>>>

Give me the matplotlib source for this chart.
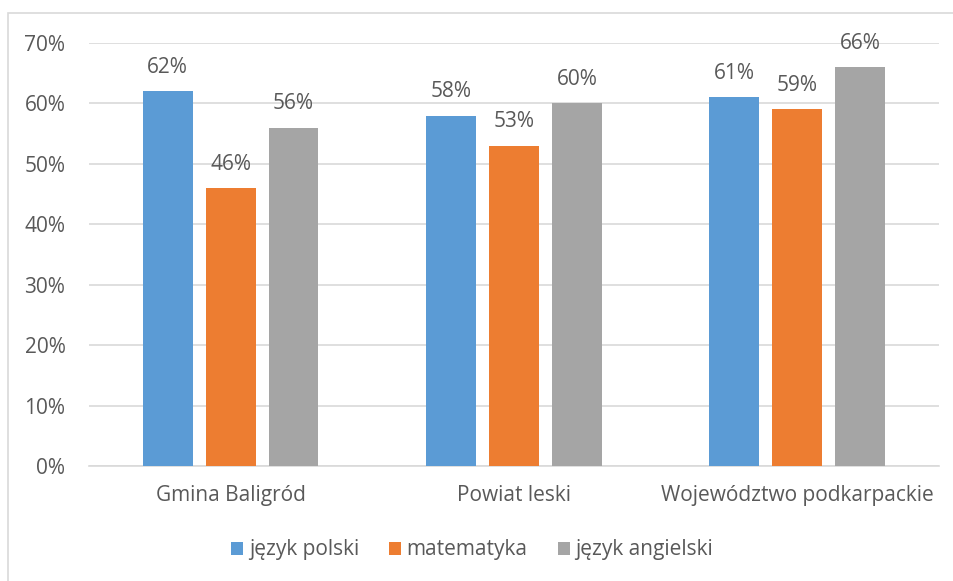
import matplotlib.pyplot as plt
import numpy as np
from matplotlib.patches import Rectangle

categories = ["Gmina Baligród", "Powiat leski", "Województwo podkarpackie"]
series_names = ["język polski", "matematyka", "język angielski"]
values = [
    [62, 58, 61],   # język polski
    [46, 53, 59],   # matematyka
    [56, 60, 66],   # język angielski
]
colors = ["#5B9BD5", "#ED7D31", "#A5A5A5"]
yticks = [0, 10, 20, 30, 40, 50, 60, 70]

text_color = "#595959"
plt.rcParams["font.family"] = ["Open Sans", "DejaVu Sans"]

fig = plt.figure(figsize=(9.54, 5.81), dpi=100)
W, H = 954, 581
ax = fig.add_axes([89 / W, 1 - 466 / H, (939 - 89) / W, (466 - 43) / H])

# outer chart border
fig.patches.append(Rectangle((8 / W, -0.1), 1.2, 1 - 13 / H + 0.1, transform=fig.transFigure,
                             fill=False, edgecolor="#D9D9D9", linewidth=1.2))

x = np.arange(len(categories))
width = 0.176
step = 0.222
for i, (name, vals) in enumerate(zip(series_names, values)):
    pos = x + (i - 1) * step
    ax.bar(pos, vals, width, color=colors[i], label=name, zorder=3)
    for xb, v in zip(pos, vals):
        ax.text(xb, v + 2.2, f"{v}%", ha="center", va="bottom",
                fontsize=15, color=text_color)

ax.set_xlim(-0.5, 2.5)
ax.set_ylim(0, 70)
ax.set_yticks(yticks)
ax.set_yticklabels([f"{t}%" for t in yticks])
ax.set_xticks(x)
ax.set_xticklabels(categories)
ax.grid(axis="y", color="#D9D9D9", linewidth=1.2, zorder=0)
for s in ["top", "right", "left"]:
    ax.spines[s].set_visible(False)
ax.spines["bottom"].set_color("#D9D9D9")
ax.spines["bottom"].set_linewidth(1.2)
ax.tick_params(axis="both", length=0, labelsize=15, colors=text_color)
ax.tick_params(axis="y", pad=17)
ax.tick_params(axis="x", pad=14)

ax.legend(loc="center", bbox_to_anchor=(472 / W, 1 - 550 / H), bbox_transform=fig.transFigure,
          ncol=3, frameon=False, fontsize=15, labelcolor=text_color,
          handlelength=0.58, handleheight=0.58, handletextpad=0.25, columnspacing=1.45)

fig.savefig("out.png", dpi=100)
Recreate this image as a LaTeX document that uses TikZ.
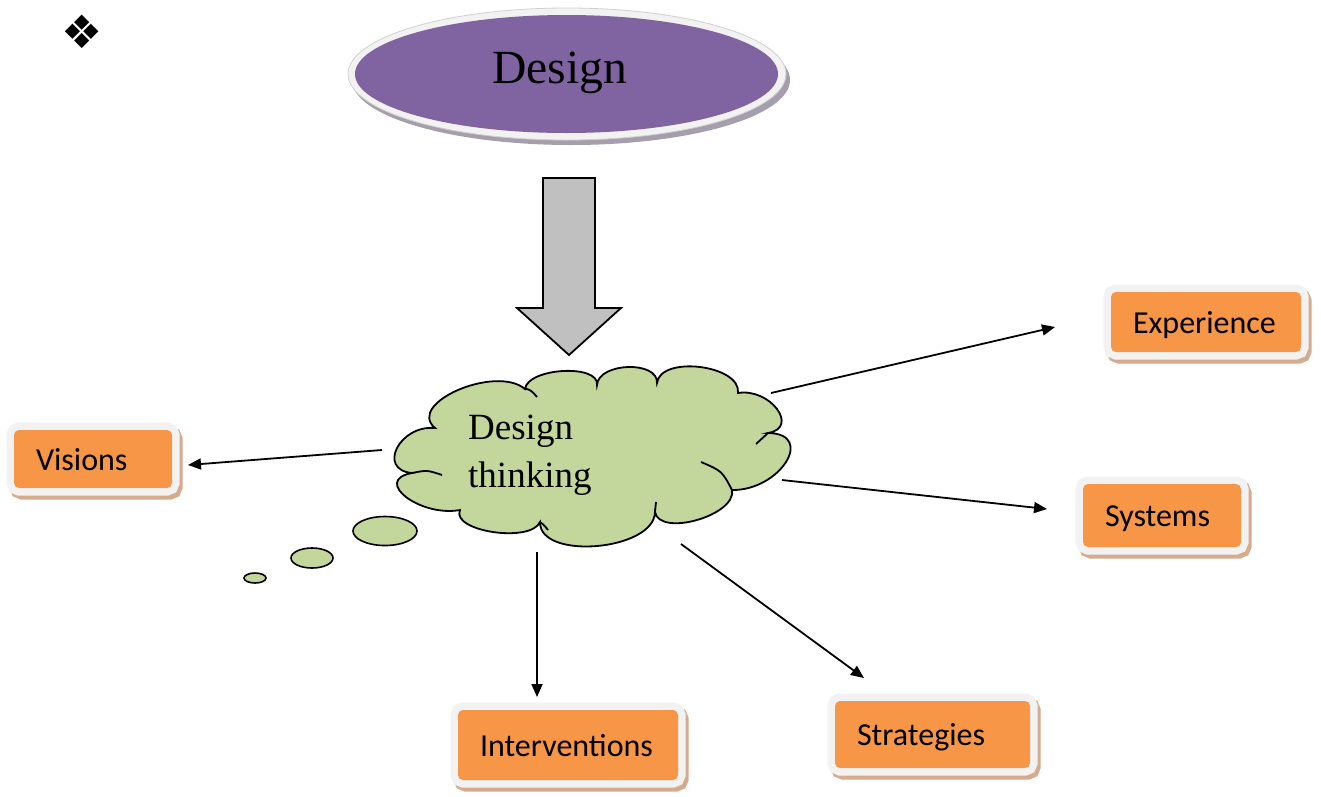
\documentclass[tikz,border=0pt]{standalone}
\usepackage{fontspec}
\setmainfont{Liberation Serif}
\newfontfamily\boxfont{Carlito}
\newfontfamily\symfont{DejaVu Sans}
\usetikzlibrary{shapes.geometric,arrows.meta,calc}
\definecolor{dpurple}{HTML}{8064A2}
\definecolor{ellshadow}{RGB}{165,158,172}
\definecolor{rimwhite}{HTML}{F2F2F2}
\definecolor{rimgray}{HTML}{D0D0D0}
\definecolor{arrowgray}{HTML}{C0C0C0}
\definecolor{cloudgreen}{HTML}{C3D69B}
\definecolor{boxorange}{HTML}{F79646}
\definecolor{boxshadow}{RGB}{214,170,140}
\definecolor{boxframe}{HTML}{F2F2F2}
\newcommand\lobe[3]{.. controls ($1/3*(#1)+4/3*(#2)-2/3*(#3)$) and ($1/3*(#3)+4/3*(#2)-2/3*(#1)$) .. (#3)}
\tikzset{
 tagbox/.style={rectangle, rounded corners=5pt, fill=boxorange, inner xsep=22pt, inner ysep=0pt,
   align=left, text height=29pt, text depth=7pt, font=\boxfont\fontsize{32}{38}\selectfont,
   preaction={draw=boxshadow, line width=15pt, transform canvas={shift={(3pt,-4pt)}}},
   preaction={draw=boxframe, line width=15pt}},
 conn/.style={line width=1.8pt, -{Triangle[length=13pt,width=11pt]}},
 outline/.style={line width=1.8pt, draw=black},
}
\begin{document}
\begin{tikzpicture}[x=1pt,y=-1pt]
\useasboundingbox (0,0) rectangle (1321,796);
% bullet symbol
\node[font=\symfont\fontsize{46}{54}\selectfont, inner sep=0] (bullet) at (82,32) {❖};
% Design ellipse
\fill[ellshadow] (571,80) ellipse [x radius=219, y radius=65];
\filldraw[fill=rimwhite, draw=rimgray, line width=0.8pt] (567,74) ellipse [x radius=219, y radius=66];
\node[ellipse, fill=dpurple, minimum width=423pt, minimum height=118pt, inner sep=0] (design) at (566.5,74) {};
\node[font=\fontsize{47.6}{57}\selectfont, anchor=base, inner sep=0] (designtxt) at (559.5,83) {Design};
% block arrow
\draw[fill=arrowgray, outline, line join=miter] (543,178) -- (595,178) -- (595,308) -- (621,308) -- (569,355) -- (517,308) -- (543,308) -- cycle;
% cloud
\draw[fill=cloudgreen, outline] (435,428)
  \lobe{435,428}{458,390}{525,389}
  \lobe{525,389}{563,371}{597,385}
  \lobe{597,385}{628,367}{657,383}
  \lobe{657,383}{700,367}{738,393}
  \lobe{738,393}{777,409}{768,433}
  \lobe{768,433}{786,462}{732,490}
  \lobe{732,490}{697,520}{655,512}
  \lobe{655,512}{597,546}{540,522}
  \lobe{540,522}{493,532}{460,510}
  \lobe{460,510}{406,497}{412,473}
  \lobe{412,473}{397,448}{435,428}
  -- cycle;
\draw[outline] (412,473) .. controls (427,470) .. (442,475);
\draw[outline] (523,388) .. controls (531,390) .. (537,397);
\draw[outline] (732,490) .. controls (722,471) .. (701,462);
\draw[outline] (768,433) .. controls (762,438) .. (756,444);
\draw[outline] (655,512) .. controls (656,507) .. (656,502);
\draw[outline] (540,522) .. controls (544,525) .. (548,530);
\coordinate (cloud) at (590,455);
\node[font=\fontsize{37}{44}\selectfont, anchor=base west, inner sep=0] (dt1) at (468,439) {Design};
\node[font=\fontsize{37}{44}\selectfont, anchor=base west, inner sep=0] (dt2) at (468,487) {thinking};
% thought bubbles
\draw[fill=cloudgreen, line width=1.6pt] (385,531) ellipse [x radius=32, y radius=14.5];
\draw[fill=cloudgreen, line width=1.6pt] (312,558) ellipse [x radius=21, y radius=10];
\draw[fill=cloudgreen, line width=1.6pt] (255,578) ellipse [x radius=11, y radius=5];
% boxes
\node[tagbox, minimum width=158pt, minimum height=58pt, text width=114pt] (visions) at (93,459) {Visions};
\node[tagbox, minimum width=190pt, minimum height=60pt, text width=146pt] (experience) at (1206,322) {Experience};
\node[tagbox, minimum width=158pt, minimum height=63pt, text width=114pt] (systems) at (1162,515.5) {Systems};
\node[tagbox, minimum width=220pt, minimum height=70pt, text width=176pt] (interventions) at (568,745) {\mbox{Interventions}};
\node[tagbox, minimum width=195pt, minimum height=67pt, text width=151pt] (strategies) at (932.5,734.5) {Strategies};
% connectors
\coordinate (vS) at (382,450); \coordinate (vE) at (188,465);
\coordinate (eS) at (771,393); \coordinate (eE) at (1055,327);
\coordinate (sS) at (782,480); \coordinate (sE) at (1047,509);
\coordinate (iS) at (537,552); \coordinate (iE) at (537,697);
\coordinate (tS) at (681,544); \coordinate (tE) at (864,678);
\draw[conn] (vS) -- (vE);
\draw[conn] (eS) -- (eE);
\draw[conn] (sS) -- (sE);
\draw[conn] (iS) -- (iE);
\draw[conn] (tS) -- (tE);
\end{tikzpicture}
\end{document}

<<<

## WRITTEN REQUEST
Begin at the top of the material above and output each line exactly, stopping after the line that holds "fontsize=15, color=text_color)". Leave out pictures.

## TASK RESULT
Give me the matplotlib source for this chart.
import matplotlib.pyplot as plt
import numpy as np
from matplotlib.patches import Rectangle

categories = ["Gmina Baligród", "Powiat leski", "Województwo podkarpackie"]
series_names = ["język polski", "matematyka", "język angielski"]
values = [
    [62, 58, 61],   # język polski
    [46, 53, 59],   # matematyka
    [56, 60, 66],   # język angielski
]
colors = ["#5B9BD5", "#ED7D31", "#A5A5A5"]
yticks = [0, 10, 20, 30, 40, 50, 60, 70]

text_color = "#595959"
plt.rcParams["font.family"] = ["Open Sans", "DejaVu Sans"]

fig = plt.figure(figsize=(9.54, 5.81), dpi=100)
W, H = 954, 581
ax = fig.add_axes([89 / W, 1 - 466 / H, (939 - 89) / W, (466 - 43) / H])

# outer chart border
fig.patches.append(Rectangle((8 / W, -0.1), 1.2, 1 - 13 / H + 0.1, transform=fig.transFigure,
                             fill=False, edgecolor="#D9D9D9", linewidth=1.2))

x = np.arange(len(categories))
width = 0.176
step = 0.222
for i, (name, vals) in enumerate(zip(series_names, values)):
    pos = x + (i - 1) * step
    ax.bar(pos, vals, width, color=colors[i], label=name, zorder=3)
    for xb, v in zip(pos, vals):
        ax.text(xb, v + 2.2, f"{v}%", ha="center", va="bottom",
                fontsize=15, color=text_color)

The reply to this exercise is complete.